Tuesday, March 11, 2008

women as themselves

“To identify Woman with Altruism is to guarantee to man absolute rights in her devotion, it is to impose on women a categorical imperative,” says Simone de Beauvoir, making her point clear about the idea that it is the “paternalism” that had deprived of woman of her “transcendence” of which she was, as it was with man, with her at once. It was that as woman was stolen of her own meaning of purpose or direction, out of man’s selfishness, her “transcendence” eventually disappeared and certain claims of man through which she seemed inactive and subordinate was regarded as innate in her.

In her story, “The New Dress,” Woolf describes a woman named “Mable” whose emotions go through a course of great struggle in which she tries to fight her dilemma as a woman in the society where she’s in. Mable’s conception of herself is very much fragile and largely influenced by how she would fit into the society where man’s eyes and comments seem to be the only and absolute measure of all. She frequently tries to feel assure of herself by asking men, though indirectly, of their opinions on how she looked. As their returning words fail to meet her expectation, her world is as though shattered, as in “I feel like some dowdy, decrepit…she said, making Robert Haydon stop just to hear say that…,” “…she saw the truth. THIS was true…”

What Woolf tries to show in her story and the notion of de Beauvoir regarding men’s superiority over women seem to move into the same direction in which they both try to depict how women’s self worth largely depended on the way men had constructed the society.

As the thought of “delicious moments” came to Mabel, in which she felt truly happy by being by herself beside the ocean, experiencing the solitude in which she was the only and absolute being, Woolf seems to try to offer a way in which a woman is to gain what was lost to her.
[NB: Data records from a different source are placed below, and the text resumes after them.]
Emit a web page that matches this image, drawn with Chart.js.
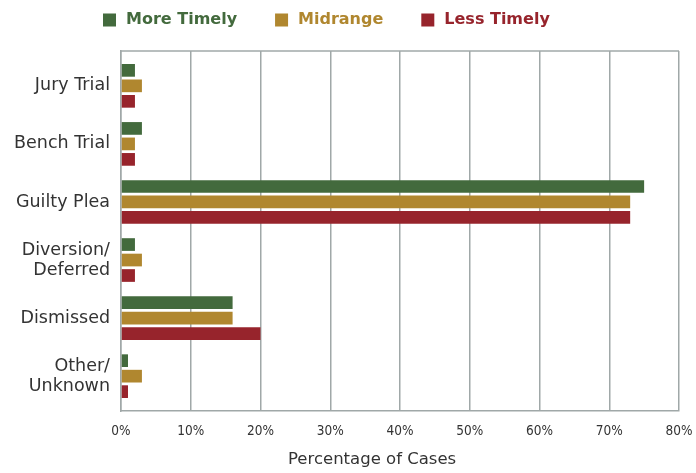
<!DOCTYPE html>
<html>
<head>
<meta charset="utf-8">
<script src="https://cdn.jsdelivr.net/npm/chart.js@4/dist/chart.umd.min.js"></script>
<style>
  html, body { margin: 0; padding: 0; background: #ffffff; }
  #wrap { width: 696px; height: 473px; position: relative; }
</style>
</head>
<body>
<div id="wrap"><canvas id="chart"></canvas></div>
<script>
// Case disposition by timeliness group (percentage of cases)
const categories = [
  'Jury Trial',
  'Bench Trial',
  'Guilty Plea',
  ['Diversion/', 'Deferred'],
  'Dismissed',
  ['Other/', 'Unknown']
];
const seriesNames = ['More Timely', 'Midrange', 'Less Timely'];
const moreTimely = [2, 3, 75, 2, 16, 1];
const midrange   = [3, 2, 73, 3, 16, 3];
const lessTimely = [2, 2, 73, 2, 20, 1];
const xTicks = [0, 10, 20, 30, 40, 50, 60, 70, 80];
const axisTitle = 'Percentage of Cases';
const seriesColors = ['#436a3d', '#b0872f', '#97242c'];

const FONT = '"DejaVu Sans", sans-serif';
const FONT_NARROW = '"DejaVu Sans Condensed", "DejaVu Sans", sans-serif';
const TEXT = '#333333';
const GRID = '#a0a8a8';

function toPoints(values) {
  return values.map((v, i) => ({ x: v, y: i }));
}

// frame line along the top of the plot area, plus the x-axis title
const framePlugin = {
  id: 'frame',
  afterDraw(chart) {
    const a = chart.chartArea;
    const ctx = chart.ctx;
    ctx.save();
    ctx.strokeStyle = GRID;
    ctx.lineWidth = 1.5;
    ctx.beginPath();
    ctx.moveTo(a.left, a.top);
    ctx.lineTo(a.right, a.top);
    ctx.stroke();

    ctx.fillStyle = TEXT;
    ctx.font = '16.5px ' + FONT;
    ctx.textAlign = 'center';
    ctx.textBaseline = 'middle';
    ctx.fillText(axisTitle, a.left + a.width * 0.45, chart.height - 13);
    ctx.restore();
  }
};

// legend row with coloured squares and coloured bold labels
const legendRow = {
  id: 'legendRow',
  afterDraw(chart) {
    const ctx = chart.ctx;
    const a = chart.chartArea;
    ctx.save();
    ctx.font = 'bold 16px ' + FONT;
    ctx.textBaseline = 'middle';
    ctx.textAlign = 'left';
    let x = a.left - 18;
    const cy = 20;
    chart.data.datasets.forEach((ds) => {
      ctx.fillStyle = ds.backgroundColor;
      ctx.fillRect(x, cy - 6.5, 13, 13);
      x += 23;
      ctx.fillText(ds.label, x, cy);
      x += ctx.measureText(ds.label).width + 38;
    });
    ctx.restore();
  }
};

new Chart(document.getElementById('chart'), {
  type: 'bar',
  data: {
    datasets: [
      { label: seriesNames[0], data: toPoints(moreTimely), backgroundColor: seriesColors[0] },
      { label: seriesNames[1], data: toPoints(midrange),   backgroundColor: seriesColors[1] },
      { label: seriesNames[2], data: toPoints(lessTimely), backgroundColor: seriesColors[2] }
    ]
  },
  options: {
    indexAxis: 'y',
    responsive: true,
    maintainAspectRatio: false,
    animation: false,
    categoryPercentage: 0.8,
    barPercentage: 0.82,
    layout: { padding: { top: 51, right: 17, left: 0, bottom: 0 } },
    plugins: {
      legend: { display: false },
      tooltip: { enabled: false }
    },
    scales: {
      x: {
        type: 'linear',
        min: xTicks[0],
        max: xTicks[xTicks.length - 1],
        afterBuildTicks(scale) { scale.ticks = xTicks.map(v => ({ value: v })); },
        grid: { color: GRID, lineWidth: 1.5, drawTicks: false },
        border: { color: GRID, width: 1.5 },
        ticks: {
          padding: 12,
          color: TEXT,
          font: { family: FONT_NARROW, size: 13.5 },
          callback: (v) => v + '%'
        },
        afterFit(scale) {
          scale.height = 62;
          scale.paddingLeft = 0;
          scale.paddingRight = 0;
        }
      },
      y: {
        type: 'linear',
        reverse: true,
        offset: false,
        min: -0.6,
        max: 5.6,
        grid: { display: false, drawTicks: false },
        border: { color: GRID, width: 1.5 },
        ticks: {
          stepSize: 1,
          includeBounds: false,
          padding: 11,
          color: TEXT,
          font: { family: FONT, size: 17.5, lineHeight: 1.15 },
          callback: (v) => categories[v]
        },
        afterFit(scale) {
          scale.width = 121;
          scale.paddingTop = 0;
          scale.paddingBottom = 0;
        }
      }
    }
  },
  plugins: [framePlugin, legendRow]
});
</script>
</body>
</html>
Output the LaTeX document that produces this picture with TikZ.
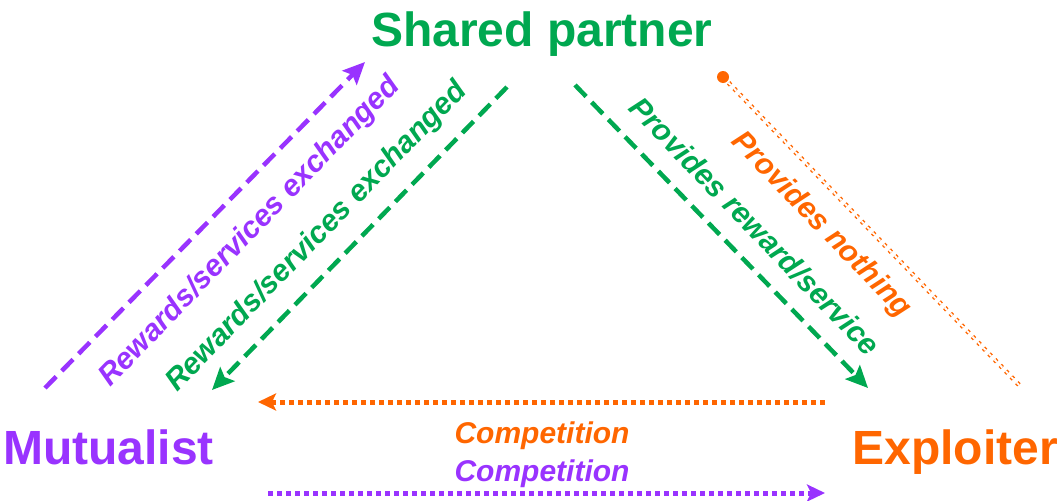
\documentclass[tikz,border=0pt]{standalone}
\usepackage{fontspec}
\setmainfont{Liberation Sans}
\usetikzlibrary{arrows.meta}
\definecolor{mutpurple}{RGB}{153,51,255}
\definecolor{sharedgreen}{RGB}{0,168,80}
\definecolor{exporange}{RGB}{255,102,0}

\begin{document}
\begin{tikzpicture}[x=1pt,y=-1pt,
  party/.style={font=\fontsize{48}{50}\selectfont\bfseries, inner sep=0pt},
  lbl/.style={font=\fontsize{30}{32}\selectfont\bfseries\itshape, inner sep=0pt},
  dasharrow/.style={line width=4.5pt, dash pattern=on 16pt off 8pt,
    -{Stealth[length=22pt,width=20pt,inset=4pt]}},
  dotarrow/.style={line width=5pt, dash pattern=on 5pt off 4pt,
    -{Stealth[length=18pt,width=17pt,inset=4pt]}},
  nothingline/.style={draw=exporange, double=white, line width=1.4pt,
    double distance=1.8pt, dash pattern=on 3pt off 5pt}
]
\useasboundingbox (0,0) rectangle (1061,501);

% the three parties
\node[party, text=sharedgreen, anchor=base] (sp) at (542,46) {Shared partner};
\node[party, text=mutpurple, anchor=base west] (mu) at (3,464) {Mutualist};
\node[party, text=exporange, anchor=base east] (ex) at (1058,464) {Exploiter};

% connector end points
\coordinate (mutUp0) at (45,388);
\coordinate (mutUp1) at (365,62);
\coordinate (spMut0) at (507,87);
\coordinate (spMut1) at (212,390);
\coordinate (spExp0) at (575,85);
\coordinate (spExp1) at (868,388);
\coordinate (expNo0) at (723,77);
\coordinate (expNo1) at (1020,386);
\coordinate (compO0) at (825,402);
\coordinate (compO1) at (258,402);
\coordinate (compP0) at (268,493);
\coordinate (compP1) at (825,493);

% mutualist <-> shared partner
\draw[dasharrow, mutpurple] (mutUp0) -- (mutUp1);
\draw[dasharrow, sharedgreen] (spMut0) -- (spMut1);
\node[lbl, text=mutpurple, rotate=46] (lmut) at (250,232) {Rewards/services exchanged};
\node[lbl, text=sharedgreen, rotate=46] (lspm) at (317,237) {Rewards/services exchanged};

% shared partner <-> exploiter
\draw[dasharrow, sharedgreen] (spExp0) -- (spExp1);
\node[lbl, text=sharedgreen, rotate=-46] (lspe) at (755,226) {Provides reward/service};
\draw[nothingline] (expNo0) -- (expNo1);
\fill[exporange] (expNo0) circle (6pt);
\node[lbl, text=exporange, rotate=-46] (lexp) at (821,225) {Provides nothing};

% competition between mutualist and exploiter
\draw[dotarrow, exporange] (compO0) -- (compO1);
\node[lbl, text=exporange, anchor=base] (cexp) at (542,443) {Competition};
\node[lbl, text=mutpurple, anchor=base] (cmut) at (542,481) {Competition};
\draw[dotarrow, mutpurple] (compP0) -- (compP1);
\end{tikzpicture}
\end{document}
That is, for women to have a time and space where she can appreciate and enjoy herself. Though it may vary in ways in which a woman is to be truly happy, it always comes down to a point where it is herself that is the center of all the values that are to be arranged. Through the forms of literature, women are sometimes portrayed as lesser beings than men, but writings such as that of Woolf try to imply, that it is in the hands of women, to get rid of the ways that men had created, in search of women’s strength and freedom in their truest form.